Reading user manual is a good starting point to discover Roland SRM-20 mill.
As 3D printers, mini-mills have "limitations". A 3D printer does know there is no filament any more in the roll and doesn't know you are trying to print in the air (without support). A mini-mill does know you are milling.. the mini-mill (clearly a mchine commiting suicide !) ... nor when you go fast enough to break the tools and/or/table and/or machine it self. Obviously, a mini-mill does not known you are milling your hands or fingers ! I appreciate the fact that SRM-20 is a closed area with a plexy on the front. If you open it, the motor will stop.

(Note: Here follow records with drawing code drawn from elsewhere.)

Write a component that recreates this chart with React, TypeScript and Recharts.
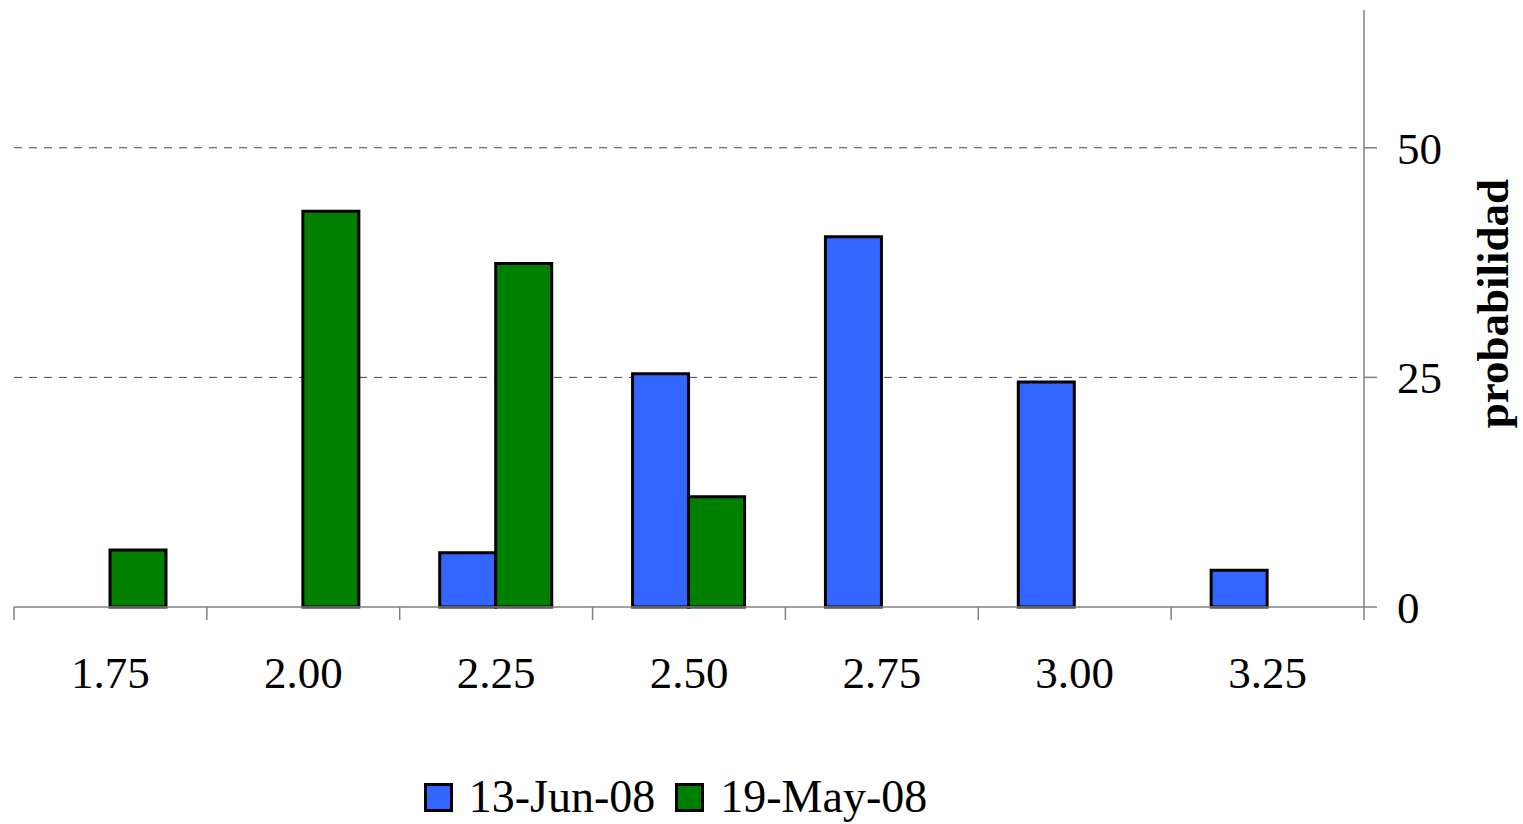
import React from 'react';
import { BarChart, Bar, XAxis, YAxis, CartesianGrid, Legend } from 'recharts';

const categories = ['1.75', '2.00', '2.25', '2.50', '2.75', '3.00', '3.25'];
const jun13: (number | null)[] = [null, null, 5.9, 25.4, 40.3, 24.5, 4.0];
const may19: (number | null)[] = [6.2, 43.1, 37.4, 12.0, null, null, null];
const yTicks = [0, 25, 50];
const gridValues = [25, 50];
const seriesNames = ['13-Jun-08', '19-May-08'];
const seriesColors = ['#3366FF', '#008000'];

const data = categories.map((c, i) => ({ cat: c, a: jun13[i], b: may19[i] }));

const FONT = '"Liberation Serif", "Times New Roman", serif';
const AXIS_GRAY = '#808080';

const XTick = (props: any) => {
  const { x, y, payload, index } = props;
  const half = payload && payload.offset ? payload.offset : 1350 / 7 / 2;
  const last = index === categories.length - 1;
  return (
    <g>
      <line x1={x - half} y1={y} x2={x - half} y2={y + 13} stroke={AXIS_GRAY} strokeWidth={1.5} />
      {last && <line x1={x + half} y1={y} x2={x + half} y2={y + 13} stroke={AXIS_GRAY} strokeWidth={1.5} />}
      <text x={x} y={y + 81} textAnchor="middle" fontSize={45} fontFamily={FONT} fill="#000">
        {payload.value}
      </text>
    </g>
  );
};

const YLabel = (props: any) => {
  const vb = props.viewBox || { x: 1364, y: 10, width: 159, height: 597 };
  const cx = vb.x + 129;
  const cy = vb.y + vb.height / 2 - 5;
  return (
    <text
      x={cx}
      y={cy}
      transform={`rotate(-90 ${cx} ${cy})`}
      textAnchor="middle"
      dominantBaseline="central"
      fontSize={45}
      fontWeight="bold"
      fontFamily={FONT}
      fill="#000"
    >
      probabilidad
    </text>
  );
};

const LegendContent = () => (
  <div
    style={{
      display: 'flex',
      justifyContent: 'center',
      alignItems: 'center',
      height: 56,
      fontFamily: FONT,
      fontSize: 46,
      color: '#000',
    }}
  >
    {seriesNames.map((n, i) => (
      <div key={n} style={{ display: 'flex', alignItems: 'center', marginRight: i === 0 ? 20 : 0 }}>
        <div
          style={{
            width: 23,
            height: 23,
            background: seriesColors[i],
            border: '3px solid #000',
            marginRight: 16,
          }}
        />
        <span style={{ lineHeight: '56px' }}>{n}</span>
      </div>
    ))}
  </div>
);

export default function App() {
  return (
    <div style={{ position: 'absolute', left: 0, top: 0, background: '#fff' }}>
      <BarChart
        width={1523}
        height={824}
        data={data}
        margin={{ top: 10, right: 0, left: 14, bottom: 117 }}
        barGap={0}
        barSize={56}
      >
        <CartesianGrid vertical={false} horizontalValues={gridValues} stroke="#444" strokeDasharray="8 7" />
        <XAxis
          dataKey="cat"
          height={100}
          interval={0}
          tickSize={0}
          tickLine={false}
          tickMargin={0}
          axisLine={{ stroke: AXIS_GRAY, strokeWidth: 1.5 }}
          tick={<XTick />}
        />
        <YAxis
          orientation="right"
          width={159}
          domain={[0, 65]}
          ticks={yTicks}
          interval={0}
          tickSize={13}
          tickMargin={20}
          axisLine={{ stroke: AXIS_GRAY, strokeWidth: 1.5 }}
          tickLine={{ stroke: AXIS_GRAY, strokeWidth: 1.5 }}
          tick={{ fontSize: 45, fontFamily: FONT, fill: '#000' }}
          label={<YLabel />}
        />
        <Legend
          layout="vertical"
          verticalAlign="middle"
          align="center"
          content={<LegendContent />}
          wrapperStyle={{ top: 769, left: 0, width: 1351, right: 'auto', bottom: 'auto', transform: 'none' }}
        />
        <Bar dataKey="a" name={seriesNames[0]} fill={seriesColors[0]} stroke="#000" strokeWidth={3} isAnimationActive={false} />
        <Bar dataKey="b" name={seriesNames[1]} fill={seriesColors[1]} stroke="#000" strokeWidth={3} isAnimationActive={false} />
      </BarChart>
    </div>
  );
}
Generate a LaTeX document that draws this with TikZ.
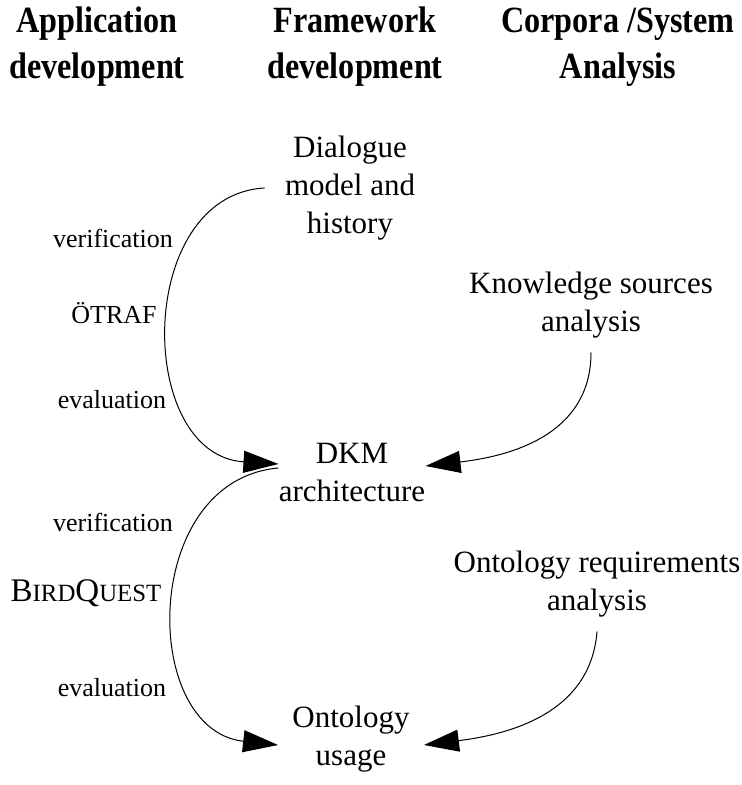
\documentclass[tikz,border=0pt]{standalone}
\usepackage{fontspec}
\setmainfont{Liberation Serif}
\newfontfamily\headfont[FakeStretch=0.87]{Liberation Serif}
\usetikzlibrary{arrows.meta}
\newcommand{\minicaps}[1]{{\fontsize{12.4}{14}\selectfont #1}}

\begin{document}
\begin{tikzpicture}[x=0.5pt,y=-0.5pt,
  heading/.style={align=center,inner sep=0pt,
    font=\headfont\bfseries\fontsize{18.5}{23}\selectfont},
  topic/.style={align=center,inner sep=0pt,
    font=\fontsize{15.5}{19}\selectfont},
  sidelabel/.style={inner sep=0pt,font=\fontsize{13}{16}\selectfont},
  flow/.style={-{Triangle[length=17.5pt,width=11pt]},line width=.5pt}
]
\useasboundingbox (0,0) rectangle (742,785);

% Column headings.
\node[heading] (apphead) at (97,47) {Application\\development};
\node[heading] (framehead) at (355,47) {Framework\\development};
\node[heading] (corphead) at (618,47) {Corpora /System\\Analysis};

% Framework column.
\node[topic] (dialogue) at (350,188) {Dialogue\\model and\\history};
\node[topic] (dkm) at (352,472) {DKM\\architecture};
\node[topic] (usage) at (351,739) {Ontology\\usage};

% Corpora column.
\node[topic] (knowsrc) at (591,305) {Knowledge sources\\analysis};
\node[topic] (ontreq) at (597,584) {Ontology requirements\\analysis};

% Application column labels.
\node[sidelabel] (verif1) at (113,238) {verification};
\node[sidelabel] (otraf) at (114,313) {ÖTRAF};
\node[sidelabel] (eval1) at (112,400) {evaluation};
\node[sidelabel] (verif2) at (113,522) {verification};
\node[topic,font=\fontsize{16.5}{19}\selectfont] (birdquest) at (86,593)
  {B\minicaps{IRD}Q\minicaps{UEST}};
\node[sidelabel] (eval2) at (112,688) {evaluation};

% Loops through the applications.
\draw[flow] ([xshift=-10pt]dialogue.west) .. controls (135,195) and (135,455)
  .. ([yshift=4pt]dkm.west);
\draw[flow] ([yshift=2pt]dkm.west) .. controls (140,480) and (140,730)
  .. ([xshift=-7pt,yshift=-3pt]usage.west);

% Input from the corpora analyses.
\draw[flow] ([yshift=-7pt]knowsrc.south) .. controls (591,430) and (520,455)
  .. ([yshift=3pt]dkm.east);
\draw[flow] ([yshift=-7pt]ontreq.south) .. controls (591,708) and (520,733)
  .. ([xshift=7pt,yshift=-3pt]usage.east);
\end{tikzpicture}
\end{document}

A 1/64 endmill is small and, even with the lowest position, the spindle cannot reach the PCB blank on the table. You need some extra spacers. Anyway, adding some spacer is a good idea if you don't want to break the endmill and/or to scratch your table. I prepared a set of MDF spacers. Here is how it looks like:
Even a very small error can have big consequences. The mill removes a very thin layer of copper. If it is not enough, your traces will create shorts. If it is to deep, you could cut your PCB. Leveling is tedious but usefull. Check user manual for the procedure.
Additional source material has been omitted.